Hungarian towns dazzled with baroque buildings and glittering cathedrals and were bustling with sophisticated populations of merchants, traders, artists, musicians, craftworkers and ambassadors, diplomats to the surrounding foreign powers.
It was a force from the east that once again shaped Hungary’s destiny. 600 years after the Magyar tribes colonised the country, a new force arrived… the Turks. Seizing the opportunity in 1526 to invade a politically weakened Hungary, Sultan Suleyman the Magnificent annihilated the Hungarian Army and its young King Lajos II at the Battle of Mohács.
The Ottoman Empire marched north and established itself in Budapest from where it ruled the centre and east of the country for 150 years, partitioning the west with the Austrian Habsburg Empire.
Perhaps the most romantic tale of resistance to the Ottomans unfolded at Szigetvár in 1566. Legendary Captain Miklós Zrínyi and his small garrison of 2,300 soldiers held the town’s fortress against a Turkish attacking force of more than 100,000 for 22 days.
Eventually defeated by lack of fresh water, the garrison marched out to noble but futile deaths in hand-to-hand combat.
We walked the beautifully reclaimed brick walls surrounding the fort and imagined the lives lived inside it, frightened but fearless in those last days.
The heroic captain is remembered in practically every street and business name in the town, and has many statues. Perhaps an ironic revenge is to be had in the town’s former mosque, sited on the main square Zrínyi Ter, which became a Catholic church in 1789.
Siklós, the southernmost town in Hungary and close to the border with Serbia is dominated by its outstanding fortified castle.
Built in 1294 it has had a charmed life, being spared both by the Turks, and later the Habsburgs (twice). Set up on a bluff above the pretty town, it looks south to the border and the many vineyards of the wine-making region. The ramparts are beautifully preserved and a wooden platform allows you to walk alongside the surrounding brick crenelated walls.

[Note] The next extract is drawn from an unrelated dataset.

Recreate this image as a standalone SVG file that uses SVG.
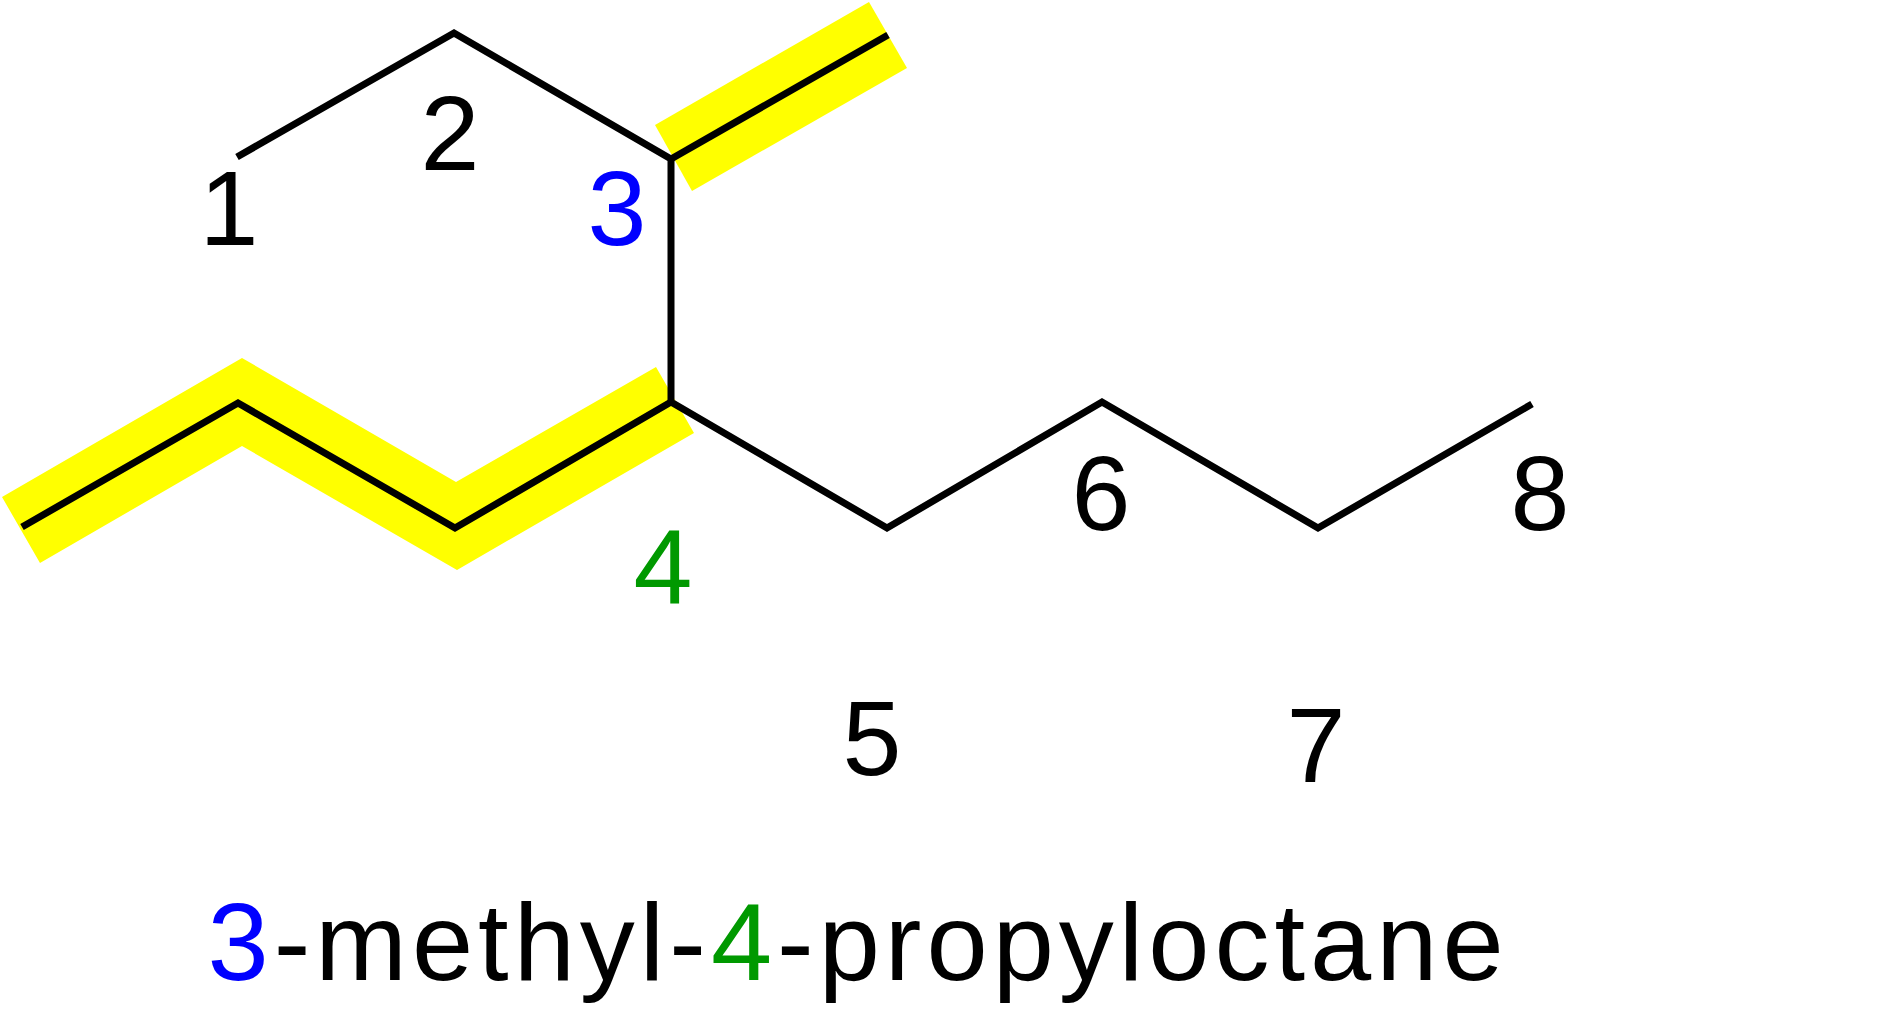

The castle itself is impressively simple, a three-storey square building of thick walls, its many rooms are white washed and bathed in cool light from its long, deep windows.
We peeped into a prayer niche – the only one of its kind in Hungary and thought to date to the 1500s. Faded and undecipherable frescoes decorate the walls and a worn kneeling stone bench and alter face east.
An interesting photography exhibition showed the castle in the 1930s, home to the noble Batthyány family. The rooms were wallpapered and furnished richly with heavy curtains and ornate wooden furniture.
Cocktails were enjoyed amongst the pots of palms and ferns and outside, excavations and treasure finds were ongoing. It seemed a lovely time to claim ownership of this castle!